How money and credit actually work
- Several comments stress that all banks create credit “out of thin air” via lending, constrained by capital and liquidity rules.
- Others note that anyone can create credit (IOUs, trade receivables); what banks have is a special legal/regulatory backstop when they misprice risk.
- There’s debate over how “magical” this is: some see it as an accounting trick that yields interest on created credit; others emphasize system-wide balance and interbank settlement via central banks.
Fintech and neobanks: real but limited disruption
- In consumer retail, neobanks (Monzo, Starling, Revolut, Nubank, etc.) are credited with better apps, instant notifications, fee pressure, and forcing incumbents to improve UX.
- Yet core deposit and lending power, especially at scale and in mortgages, remains with large incumbent banks.
- Some see better savings rates (HYSAs, brokerage cash accounts) and app interfaces as incremental competition, not structural disruption.
Crypto and alternative currencies
- Strong disagreement: some claim crypto was suppressed because it threatened banks; others say crypto has never been a credible threat and mostly fuels speculation, scams, and some criminal use.
- Long subthread on value: fiat vs crypto vs gold/diamonds; many note all money rests on shared belief, but government fiat is anchored by tax obligations and legal enforceability.

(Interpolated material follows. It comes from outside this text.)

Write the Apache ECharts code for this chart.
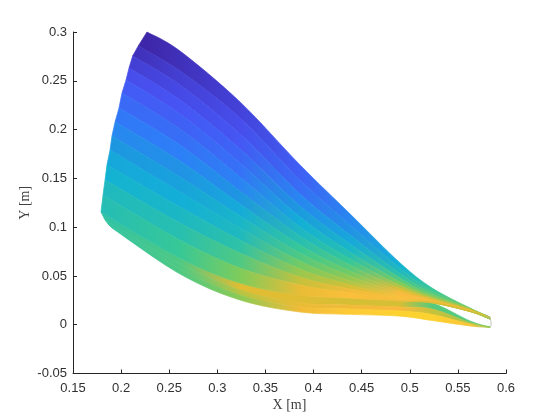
<!DOCTYPE html>
<html>
<head>
<meta charset="utf-8">
<style>html,body{margin:0;padding:0;background:#fff}#c{width:560px;height:420px}</style>
<script src="https://cdn.jsdelivr.net/npm/echarts@6/dist/echarts.min.js"></script>
</head>
<body>
<div id="c"></div>
<script>
// X stations shared by all rows (after each row's own left-edge point)
const stationX = [0.2612, 0.3236, 0.386, 0.438, 0.49, 0.5232, 0.5627, 0.5835];

// Left-edge X of each row, upper sheet then lower sheet
const upperLeftX = [0.2269, 0.2178, 0.2120, 0.2082, 0.2051, 0.2009, 0.1978, 0.1937, 0.1905, 0.1885, 0.1853, 0.1833, 0.1812, 0.1791];
const lowerLeftX = [0.1791, 0.1833, 0.1864, 0.1905];

// Y of each row of the upper sheet: left edge, then stations
const uY0  = [0.300, 0.2805, 0.2283, 0.1637, 0.1135, 0.0632, 0.0376, 0.0171, 0.0079];
const uY1  = [0.2857, 0.2600, 0.2119, 0.1483, 0.1022, 0.0576, 0.0345, 0.0166, 0.0076];
const uY2  = [0.2754, 0.2457, 0.1955, 0.1340, 0.0919, 0.0525, 0.0320, 0.0161, 0.0073];
const uY3  = [0.2631, 0.2303, 0.1801, 0.1217, 0.0827, 0.0478, 0.0299, 0.0158, 0.007];
const uY4  = [0.2508, 0.2159, 0.1657, 0.1104, 0.0745, 0.0437, 0.0284, 0.0155, 0.0069];
const uY5  = [0.2375, 0.2006, 0.1514, 0.1001, 0.0673, 0.0402, 0.0268, 0.0151, 0.0069];
const uY6  = [0.2221, 0.1842, 0.1370, 0.0909, 0.0612, 0.0371, 0.0258, 0.0147, 0.0065];
const uY7  = [0.2078, 0.1678, 0.1237, 0.0817, 0.0550, 0.0345, 0.0248, 0.0144, 0.0063];
const uY8  = [0.1934, 0.1514, 0.1114, 0.0735, 0.0499, 0.0325, 0.0243, 0.0141, 0.0061];
const uY9  = [0.179, 0.1360, 0.0991, 0.0653, 0.0448, 0.0304, 0.0238, 0.0138, 0.006];
const uY10 = [0.1637, 0.1206, 0.0868, 0.0571, 0.0407, 0.0284, 0.0233, 0.0137, 0.0059];
const uY11 = [0.1483, 0.1042, 0.0735, 0.0489, 0.0366, 0.0268, 0.0229, 0.0136, 0.0058];
const uY12 = [0.1329, 0.0868, 0.0581, 0.0407, 0.0325, 0.0253, 0.0226, 0.0135, 0.0058];
const uY13 = [0.1155, 0.0684, 0.0427, 0.0304, 0.0273, 0.0243, 0.0222, 0.0135, 0.0058];

// Y of each row of the lower sheet
const lY0 = [0.1155, 0.0684, 0.0427, 0.0304, 0.0273, 0.0243, 0.0222, 0.0038, -0.0024];
const lY1 = [0.1073, 0.0622, 0.0356, 0.0222, 0.0202, 0.0181, 0.0161, 0.0022, -0.0024];
const lY2 = [0.1032, 0.0571, 0.0304, 0.0181, 0.0161, 0.0140, 0.0105, 0.0007, -0.0026];
const lY3 = [0.0991, 0.052, 0.0253, 0.013, 0.0106, 0.0088, 0.0043, -0.0013, -0.0029];

// Colour value (0..1 on the colormap) of each band
const uC0  = [0, .03, .08, .16, .27, .38, .5, .6, .65];
const uC1  = [.03, .07, .11, .2, .3, .42, .53, .62, .66];
const uC2  = [.07, .1, .14, .27, .35, .47, .58, .66, .68];
const uC3  = [.11, .13, .18, .32, .4, .55, .62, .7, .7];
const uC4  = [.15, .16, .21, .37, .45, .62, .68, .74, .72];
const uC5  = [.19, .2, .26, .41, .5, .7, .74, .78, .74];
const uC6  = [.23, .25, .31, .45, .55, .76, .78, .8, .74];
const uC7  = [.27, .3, .36, .5, .6, .8, .8, .8, .74];
const uC8  = [.31, .34, .4, .54, .65, .82, .82, .8, .74];
const uC9  = [.35, .37, .42, .6, .69, .83, .8, .78, .72];
const uC10 = [.38, .41, .47, .66, .74, .84, .78, .76, .7];
const uC11 = [.42, .45, .54, .72, .8, .84, .76, .74, .68];
const uC12 = [.44, .5, .62, .78, .84, .8, .74, .72, .66];
const uC13 = [.47, .54, .76, .8, .78, .74, .72, .7, .6];

const lC0 = [.47, .54, .76, .76, .74, .74, .55, .55, .6];
const lC1 = [.48, .54, .7, .78, .8, .82, .72, .68, .62];
const lC2 = [.48, .54, .64, .8, .88, .9, .9, .86, .65];

// Thin outline closing the tip
const tipX = [0.5785, 0.5835, 0.5845, 0.5835];
const tipY = [0.0105, 0.0058, 0.0005, -0.0026];

const upperRows = [uY0,uY1,uY2,uY3,uY4,uY5,uY6,uY7,uY8,uY9,uY10,uY11,uY12,uY13];
const upperVals = [uC0,uC1,uC2,uC3,uC4,uC5,uC6,uC7,uC8,uC9,uC10,uC11,uC12,uC13];
const lowerRows = [lY0,lY1,lY2,lY3];
const lowerVals = [lC0,lC1,lC2];

const cmap = [[0,[62,38,168]],[.125,[72,82,244]],[.25,[45,127,248]],[.31,[30,150,225]],[.375,[18,177,214]],[.5,[55,200,151]],[.625,[129,204,89]],[.75,[220,190,50]],[.82,[250,186,60]],[.875,[253,200,55]],[1,[249,251,21]]];
function col(v){
  for(let i=1;i<cmap.length;i++){
    if(v<=cmap[i][0]){
      const a=cmap[i-1],b=cmap[i],t=(v-a[0])/(b[0]-a[0]);
      return 'rgb('+a[1].map((c,k)=>Math.round(c+(b[1][k]-c)*t)).join(',')+')';
    }
  }
  return 'rgb(249,251,21)';
}

// Smooth edge through a row of pixels, drawn as bezier segments
function smoothTo(ctx,P){
  for(let i=0;i<P.length-1;i++){
    const p0=P[Math.max(i-1,0)],p1=P[i],p2=P[i+1],p3=P[Math.min(i+2,P.length-1)];
    ctx.bezierCurveTo(p1[0]+(p2[0]-p0[0])/6,p1[1]+(p2[1]-p0[1])/6,p2[0]-(p3[0]-p1[0])/6,p2[1]-(p3[1]-p1[1])/6,p2[0],p2[1]);
  }
}
echarts.graphic.registerShape('band',echarts.graphic.extendShape({
  shape:{top:[],bottom:[]},
  buildPath(ctx,s){
    ctx.moveTo(s.top[0][0],s.top[0][1]);
    smoothTo(ctx,s.top);
    const r=s.bottom.slice().reverse();
    ctx.lineTo(r[0][0],r[0][1]);
    smoothTo(ctx,r);
    ctx.closePath();
  }
}));

// Lower sheet is drawn first, so the upper sheet covers the crease
const sheets=[
  {left:lowerLeftX,rows:lowerRows,vals:lowerVals},
  {left:upperLeftX,rows:upperRows,vals:upperVals}
];
const bandData=[];
sheets.forEach((s,k)=>s.vals.forEach((v,j)=>{ if(j<s.rows.length-1) bandData.push([s.left[j],s.rows[j][0],k,j]); }));

const textCol='#303030';
const axisBase=(labelMargin)=>({
  nameLocation:'middle',
  nameMoveOverlap:false,
  nameTextStyle:{fontFamily:'Liberation Serif',fontSize:14,color:'#404040'},
  axisLine:{onZero:false,lineStyle:{color:'#262626',width:1}},
  axisTick:{inside:true,length:4,lineStyle:{color:'#262626'}},
  axisLabel:{margin:labelMargin,fontFamily:'Liberation Sans',fontSize:13,color:textCol,formatter:v=>String(parseFloat(v.toFixed(2))),hideOverlap:false,showMinLabel:true,showMaxLabel:true},
  splitLine:{show:false}
});
const chart=echarts.init(document.getElementById('c'),null,{renderer:'canvas'});
chart.setOption({
  animation:false,
  backgroundColor:'#fff',
  grid:{left:73,right:54,top:32,bottom:46.5,containLabel:false},
  xAxis:Object.assign({type:'value',min:0.15,max:0.6,interval:0.05,name:'X [m]',nameGap:25},axisBase(8)),
  yAxis:Object.assign({type:'value',min:-0.05,max:0.3,interval:0.05,name:'Y [m]',nameGap:41},axisBase(6)),
  series:[
    {type:'custom',coordinateSystem:'cartesian2d',silent:true,clip:false,data:bandData,
     encode:{x:0,y:1},
     renderItem:function(params,api){
       const s=sheets[api.value(2)],j=api.value(3);
       const xsA=[s.left[j]].concat(stationX),xsB=[s.left[j+1]].concat(stationX);
       const top=xsA.map((x,i)=>api.coord([x,s.rows[j][i]]));
       const bottom=xsB.map((x,i)=>api.coord([x,s.rows[j+1][i]]));
       const x0=Math.min(top[0][0],bottom[0][0]),x1=top[top.length-1][0];
       const stops=top.map((p,i)=>({offset:Math.max(0,(p[0]-x0)/(x1-x0)),color:col(s.vals[j][i])}));
       const g=new echarts.graphic.LinearGradient(x0,0,x1,0,stops,true);
       return {type:'band',shape:{top,bottom},style:{fill:g,stroke:g,lineWidth:0.7}};
     }},
    {type:'line',data:tipX.map((x,i)=>[x,tipY[i]]),showSymbol:false,smooth:true,silent:true,
     lineStyle:{color:'#a8b8a0',width:0.8}}
  ]
});
</script>
</body>
</html>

- Skeptics highlight volatility, lack of real-world use, and regulatory risk; boosters point to censorship resistance and global, low-friction transfers.
Payments, UX, and “what needs disrupting”
- Many users say they’re satisfied: banks safely hold money and enable payments; most people lack enough savings for rate differences to matter.
- Others are frustrated by slow interbank transfers, check holds, business-hour cutoffs, opaque transaction data, and poor tooling for detecting and cancelling fraud or subscriptions.
- Instant payment systems elsewhere (EU SEPA instant, India UPI, FedNow plans) are contrasted with slower US ACH and card rails; card networks’ fees are widely viewed as a separate, under-addressed oligopoly.
Global and sectoral angles
- Examples of more meaningful change:
- Mobile money and wallets (e.g., M-Pesa, WeChat Pay, AliPay, Brazilian neobanks) reaching unbanked or leapfrogging cards.
- India’s public payment infrastructure and regulatory “sandboxes” enabling new models.
- Private credit and securitization shifting large chunks of corporate and real-estate lending off bank balance sheets (disruption on the “fin” more than the “tech” side).
Trust, safety, and failures
- Recent collapses (SVB, Synapse/BaaS issues, various crypto blow-ups, meme coins) make commenters wary of entrusting core savings to fintechs or crypto platforms.
- Many explicitly say they want their bank to be boring, stable, and un-“disrupted,” and will only use fintech for small balances or specific conveniences.